Sketching quicker than I normally draw, I drew the top of the Parliament library that was peaking up above the trees. When I finished I realized that I HAD SKETCHED OUTDOORS. Finally!!! It was April 3rd…a day to remember.
It only took 20 minutes or so but did I mention that I got to SKETCH OUTDOORS? Does this mean spring has finally come to my world? Well, not really. We drove back to Quebec City yesterday and woke this morning to look outside at the snow that was falling. Instead of sketching, I wandered aimlessly behind a snowblower. Will it ever end?
When winter won’t stop, sketchers innovate. There’s a small accordion museum, the Musee de l’accordéon, about half an hour east of Quebec City and I was there, along with my buddies Claudette and Louise. It was a very blustery February day – at the end of March.

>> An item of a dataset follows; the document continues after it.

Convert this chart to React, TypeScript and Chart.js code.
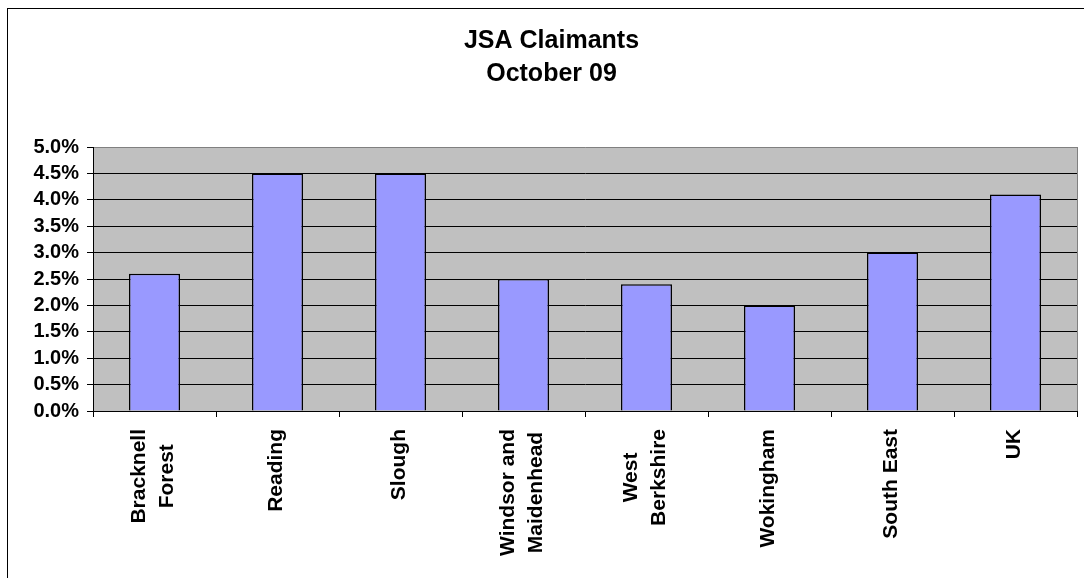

I know nothing of accordions but their definition revolves around a series of reeds, some way to pump air over them, and a set of keys to control which ones vibrate. But growing up in the US, “accordion” meant polka music and Myron Floren on the Lawrence Welk show. I didn’t like it much. But when I came to Quebec, my eyes were opened by the smaller squeeze box accordions used by traditional Eastern Canadian musicians. It’s probably not the official vocabulary for such music but it’s a hoot!
Our day was a typical urban sketching session, consisting of a lot of laughter and comaraderie, punctuated by silent periods while we ignored each other and drew the objects that surrounded us. We drew in the morning but had to relocate to a local food dispensary because the museum closes from 12 to 1. It was a welcome break and we returned somewhat refreshed and drew for a while longer before heading back to Quebec. It was a great day.